Start SOURCE DATA
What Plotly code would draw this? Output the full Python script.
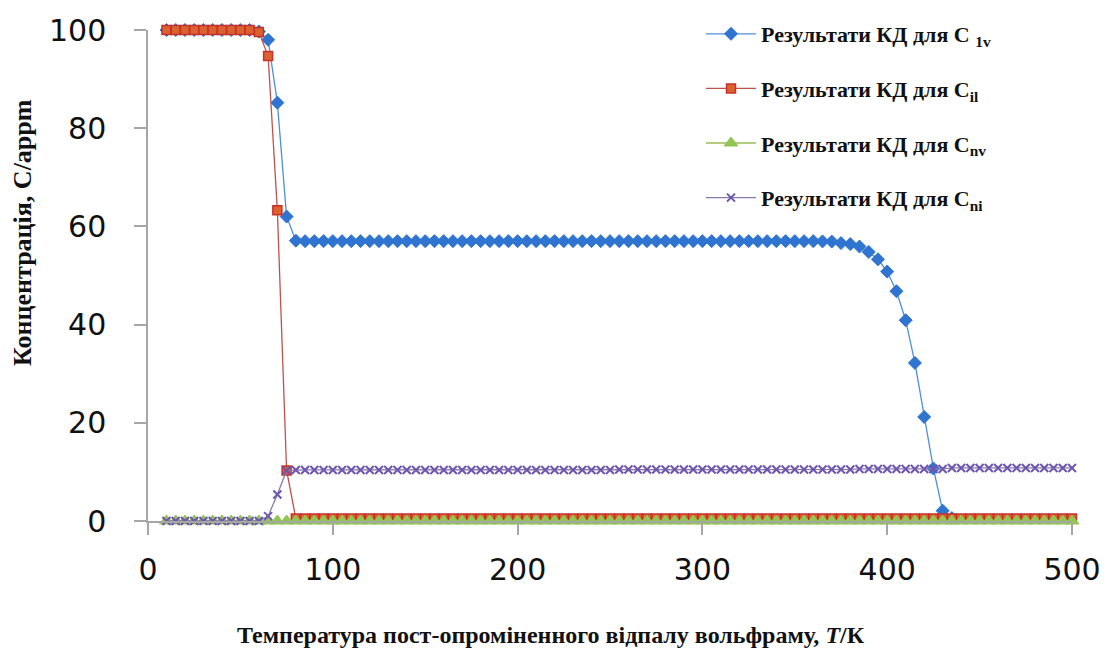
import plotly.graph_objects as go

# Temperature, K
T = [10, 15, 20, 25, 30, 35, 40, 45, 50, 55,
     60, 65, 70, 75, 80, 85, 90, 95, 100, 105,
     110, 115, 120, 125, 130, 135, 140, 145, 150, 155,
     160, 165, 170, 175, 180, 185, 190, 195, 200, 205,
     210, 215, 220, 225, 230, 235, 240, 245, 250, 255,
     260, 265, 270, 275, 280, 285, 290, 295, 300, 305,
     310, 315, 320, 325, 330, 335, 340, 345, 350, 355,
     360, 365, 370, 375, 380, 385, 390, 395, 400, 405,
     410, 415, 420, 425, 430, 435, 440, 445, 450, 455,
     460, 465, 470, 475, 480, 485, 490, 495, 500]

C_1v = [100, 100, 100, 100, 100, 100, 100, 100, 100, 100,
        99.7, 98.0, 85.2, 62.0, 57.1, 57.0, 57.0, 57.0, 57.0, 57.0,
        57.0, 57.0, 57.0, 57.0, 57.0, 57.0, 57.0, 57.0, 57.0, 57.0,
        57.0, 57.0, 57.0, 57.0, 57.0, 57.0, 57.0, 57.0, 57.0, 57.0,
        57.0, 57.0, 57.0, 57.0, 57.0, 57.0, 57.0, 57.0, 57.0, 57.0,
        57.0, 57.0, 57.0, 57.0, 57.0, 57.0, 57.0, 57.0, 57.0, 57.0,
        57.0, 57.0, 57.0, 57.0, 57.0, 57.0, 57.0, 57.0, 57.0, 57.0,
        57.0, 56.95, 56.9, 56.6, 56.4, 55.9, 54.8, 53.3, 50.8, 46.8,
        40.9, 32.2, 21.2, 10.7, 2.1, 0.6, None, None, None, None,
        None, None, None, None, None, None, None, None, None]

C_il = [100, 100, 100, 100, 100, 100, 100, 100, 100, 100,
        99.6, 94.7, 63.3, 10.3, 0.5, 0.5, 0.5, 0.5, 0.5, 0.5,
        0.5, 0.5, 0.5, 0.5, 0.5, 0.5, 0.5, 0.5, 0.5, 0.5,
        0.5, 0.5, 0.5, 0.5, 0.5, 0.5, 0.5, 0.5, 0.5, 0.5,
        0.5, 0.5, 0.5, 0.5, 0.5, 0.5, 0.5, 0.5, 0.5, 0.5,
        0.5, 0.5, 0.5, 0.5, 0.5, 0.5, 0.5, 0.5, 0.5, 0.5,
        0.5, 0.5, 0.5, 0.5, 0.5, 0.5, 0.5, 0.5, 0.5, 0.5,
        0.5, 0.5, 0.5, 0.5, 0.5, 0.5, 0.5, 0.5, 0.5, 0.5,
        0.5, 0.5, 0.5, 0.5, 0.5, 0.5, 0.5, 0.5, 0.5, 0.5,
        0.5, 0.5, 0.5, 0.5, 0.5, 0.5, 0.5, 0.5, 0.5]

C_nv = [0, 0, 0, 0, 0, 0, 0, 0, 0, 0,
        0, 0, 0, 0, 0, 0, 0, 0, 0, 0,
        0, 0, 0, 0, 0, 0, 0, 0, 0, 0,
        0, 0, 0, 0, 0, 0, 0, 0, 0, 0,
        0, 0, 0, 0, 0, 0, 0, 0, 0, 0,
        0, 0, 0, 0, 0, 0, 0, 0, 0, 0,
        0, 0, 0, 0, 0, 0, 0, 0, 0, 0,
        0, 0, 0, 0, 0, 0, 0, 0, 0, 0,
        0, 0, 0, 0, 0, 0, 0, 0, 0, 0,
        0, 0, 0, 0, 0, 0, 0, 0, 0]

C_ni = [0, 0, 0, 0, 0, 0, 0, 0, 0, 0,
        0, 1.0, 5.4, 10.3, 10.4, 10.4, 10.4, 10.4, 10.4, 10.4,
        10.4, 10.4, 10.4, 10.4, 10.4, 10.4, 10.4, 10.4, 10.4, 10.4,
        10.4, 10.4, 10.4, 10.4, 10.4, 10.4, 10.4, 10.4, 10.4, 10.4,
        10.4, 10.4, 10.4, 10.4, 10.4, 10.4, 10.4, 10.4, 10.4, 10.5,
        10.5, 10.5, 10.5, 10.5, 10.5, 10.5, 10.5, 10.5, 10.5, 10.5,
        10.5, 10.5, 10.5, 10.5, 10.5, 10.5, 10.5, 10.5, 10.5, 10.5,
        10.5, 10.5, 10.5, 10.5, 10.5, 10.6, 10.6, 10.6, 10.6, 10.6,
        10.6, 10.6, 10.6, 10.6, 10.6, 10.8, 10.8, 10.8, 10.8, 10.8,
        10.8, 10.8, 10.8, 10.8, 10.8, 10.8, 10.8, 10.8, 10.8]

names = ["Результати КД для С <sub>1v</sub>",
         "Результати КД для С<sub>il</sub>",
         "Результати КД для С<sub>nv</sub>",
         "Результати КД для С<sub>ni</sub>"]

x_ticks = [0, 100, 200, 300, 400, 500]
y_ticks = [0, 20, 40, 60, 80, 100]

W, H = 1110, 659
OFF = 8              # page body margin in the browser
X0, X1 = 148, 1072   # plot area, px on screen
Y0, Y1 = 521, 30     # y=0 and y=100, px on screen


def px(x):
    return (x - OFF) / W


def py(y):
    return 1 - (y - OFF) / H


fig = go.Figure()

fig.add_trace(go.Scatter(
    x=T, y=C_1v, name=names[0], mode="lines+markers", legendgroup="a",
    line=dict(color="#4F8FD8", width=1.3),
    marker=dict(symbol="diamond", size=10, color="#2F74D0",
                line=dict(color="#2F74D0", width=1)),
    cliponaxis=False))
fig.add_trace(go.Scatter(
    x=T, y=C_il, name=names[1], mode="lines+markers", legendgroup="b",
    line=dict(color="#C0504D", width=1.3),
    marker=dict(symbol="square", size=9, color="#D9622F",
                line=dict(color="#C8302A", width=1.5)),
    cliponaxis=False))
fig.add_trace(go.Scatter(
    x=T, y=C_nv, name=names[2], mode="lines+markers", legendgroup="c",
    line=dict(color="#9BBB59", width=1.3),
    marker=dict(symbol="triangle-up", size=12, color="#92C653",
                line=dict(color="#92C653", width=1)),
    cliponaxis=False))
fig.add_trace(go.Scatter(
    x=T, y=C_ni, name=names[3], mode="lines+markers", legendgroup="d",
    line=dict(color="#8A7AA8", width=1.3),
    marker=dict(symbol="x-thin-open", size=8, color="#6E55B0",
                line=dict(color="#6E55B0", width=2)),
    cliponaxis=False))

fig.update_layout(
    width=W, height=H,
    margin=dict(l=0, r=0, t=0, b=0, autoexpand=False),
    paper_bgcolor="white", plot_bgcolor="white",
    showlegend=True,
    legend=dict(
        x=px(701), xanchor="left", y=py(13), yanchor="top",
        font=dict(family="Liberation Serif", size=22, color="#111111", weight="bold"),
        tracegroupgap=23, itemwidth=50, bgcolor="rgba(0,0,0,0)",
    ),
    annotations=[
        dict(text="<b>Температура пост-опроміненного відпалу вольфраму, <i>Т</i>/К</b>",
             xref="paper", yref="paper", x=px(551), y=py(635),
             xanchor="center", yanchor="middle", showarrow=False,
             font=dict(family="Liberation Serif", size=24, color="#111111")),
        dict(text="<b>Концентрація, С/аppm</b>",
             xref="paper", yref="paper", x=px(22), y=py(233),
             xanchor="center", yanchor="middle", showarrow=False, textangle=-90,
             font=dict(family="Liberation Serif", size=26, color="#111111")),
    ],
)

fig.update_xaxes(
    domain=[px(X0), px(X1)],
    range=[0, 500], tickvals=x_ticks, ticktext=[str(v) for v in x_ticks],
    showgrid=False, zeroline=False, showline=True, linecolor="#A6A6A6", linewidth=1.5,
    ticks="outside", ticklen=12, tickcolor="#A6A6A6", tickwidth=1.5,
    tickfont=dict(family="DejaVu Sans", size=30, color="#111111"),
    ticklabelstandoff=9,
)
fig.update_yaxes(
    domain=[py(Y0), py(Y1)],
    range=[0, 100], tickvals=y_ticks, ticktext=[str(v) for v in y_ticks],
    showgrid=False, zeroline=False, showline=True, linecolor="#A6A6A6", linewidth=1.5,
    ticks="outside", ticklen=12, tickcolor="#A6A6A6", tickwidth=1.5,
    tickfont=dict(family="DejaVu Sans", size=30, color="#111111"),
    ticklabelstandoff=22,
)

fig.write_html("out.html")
End SOURCE DATA
- REQUIRED TASK: Reproduce the material above from its first line through the line containing "import plotly.graph_objects as go", both ends included, and skip every picture.

- SOLUTION BELOW:
What Plotly code would draw this? Output the full Python script.
import plotly.graph_objects as go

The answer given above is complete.